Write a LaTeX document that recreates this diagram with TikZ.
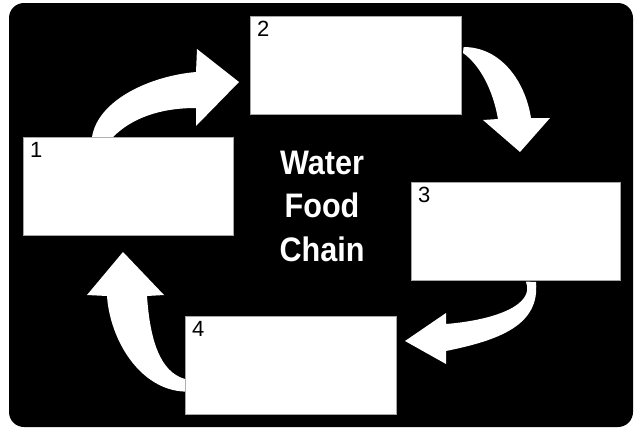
\documentclass[tikz,border=0pt]{standalone}
\usepackage{fontspec}
\setmainfont{Liberation Sans}
\newfontfamily\titlefont[FakeStretch=0.9]{Liberation Sans}
\tikzset{
  box/.style={draw=gray!70, line width=0.6pt, fill=white, minimum width=210pt, minimum height=98pt, anchor=north west, inner sep=0pt},
  num/.style={anchor=north west, inner xsep=7pt, inner ysep=5pt, font=\fontsize{22}{24}\selectfont},
  arrowfill/.style={fill=white}
}
\begin{document}
\begin{tikzpicture}[x=1pt,y=-1pt]
\fill[white] (0,0) rectangle (638,429);
\fill[black, rounded corners=15pt] (9,3) rectangle (633,427);
\node[box, minimum width=210pt, label={[num]north west:1}] (b1) at (23,137) {};
\node[box, minimum width=211pt, label={[num]north west:2}] (b2) at (250,16) {};
\node[box, minimum width=209pt, label={[num]north west:3}] (b3) at (411,182) {};
\node[box, minimum width=211pt, label={[num]north west:4}] (b4) at (185,316) {};
\node[align=center, text=white, font=\titlefont\bfseries\fontsize{34}{43.5}\selectfont] (title) at (322,206) {Water\\Food\\Chain};
% curved arrows between the boxes
\fill[arrowfill] (b1.north west) ++(69,0) .. controls (98,100) and (150,76) .. (196,72) -- (197,49) -- (239,82) -- (196,126) -- (196,108) .. controls (160,108) and (132,118) .. (113,137) -- cycle;
\fill[arrowfill] (b2.north east) ++(2,31) .. controls (500,47) and (525,80) .. (531,118) -- (550,118) -- (520,152) -- (483,120) -- (498,119) .. controls (493,90) and (480,65) .. (463,53) -- cycle;
\fill[arrowfill] (b3.south east) ++(-94,1) -- (536,282) .. controls (540,325) and (500,340) .. (446,351) -- (446,364) -- (405,341) -- (446,313) -- (446,324) .. controls (495,320) and (535,305) .. (526,282) -- cycle;
\fill[arrowfill] (b4.south west) ++(0,-23) .. controls (140,390) and (110,340) .. (107,296) -- (87,295) -- (123,252) -- (164,295) -- (147,296) .. controls (150,340) and (160,372) .. (185,379) -- cycle;
\end{tikzpicture}
\end{document}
::::
#### [What is expected]
Omit any images, then output the listing exactly.

#### [Result of the exercise]
Write a LaTeX document that recreates this diagram with TikZ.
\documentclass[tikz,border=0pt]{standalone}
\usepackage{fontspec}
\setmainfont{Liberation Sans}
\newfontfamily\titlefont[FakeStretch=0.9]{Liberation Sans}
\tikzset{
  box/.style={draw=gray!70, line width=0.6pt, fill=white, minimum width=210pt, minimum height=98pt, anchor=north west, inner sep=0pt},
  num/.style={anchor=north west, inner xsep=7pt, inner ysep=5pt, font=\fontsize{22}{24}\selectfont},
  arrowfill/.style={fill=white}
}
\begin{document}
\begin{tikzpicture}[x=1pt,y=-1pt]
\fill[white] (0,0) rectangle (638,429);
\fill[black, rounded corners=15pt] (9,3) rectangle (633,427);
\node[box, minimum width=210pt, label={[num]north west:1}] (b1) at (23,137) {};
\node[box, minimum width=211pt, label={[num]north west:2}] (b2) at (250,16) {};
\node[box, minimum width=209pt, label={[num]north west:3}] (b3) at (411,182) {};
\node[box, minimum width=211pt, label={[num]north west:4}] (b4) at (185,316) {};
\node[align=center, text=white, font=\titlefont\bfseries\fontsize{34}{43.5}\selectfont] (title) at (322,206) {Water\\Food\\Chain};
% curved arrows between the boxes
\fill[arrowfill] (b1.north west) ++(69,0) .. controls (98,100) and (150,76) .. (196,72) -- (197,49) -- (239,82) -- (196,126) -- (196,108) .. controls (160,108) and (132,118) .. (113,137) -- cycle;
\fill[arrowfill] (b2.north east) ++(2,31) .. controls (500,47) and (525,80) .. (531,118) -- (550,118) -- (520,152) -- (483,120) -- (498,119) .. controls (493,90) and (480,65) .. (463,53) -- cycle;
\fill[arrowfill] (b3.south east) ++(-94,1) -- (536,282) .. controls (540,325) and (500,340) .. (446,351) -- (446,364) -- (405,341) -- (446,313) -- (446,324) .. controls (495,320) and (535,305) .. (526,282) -- cycle;
\fill[arrowfill] (b4.south west) ++(0,-23) .. controls (140,390) and (110,340) .. (107,296) -- (87,295) -- (123,252) -- (164,295) -- (147,296) .. controls (150,340) and (160,372) .. (185,379) -- cycle;
\end{tikzpicture}
\end{document}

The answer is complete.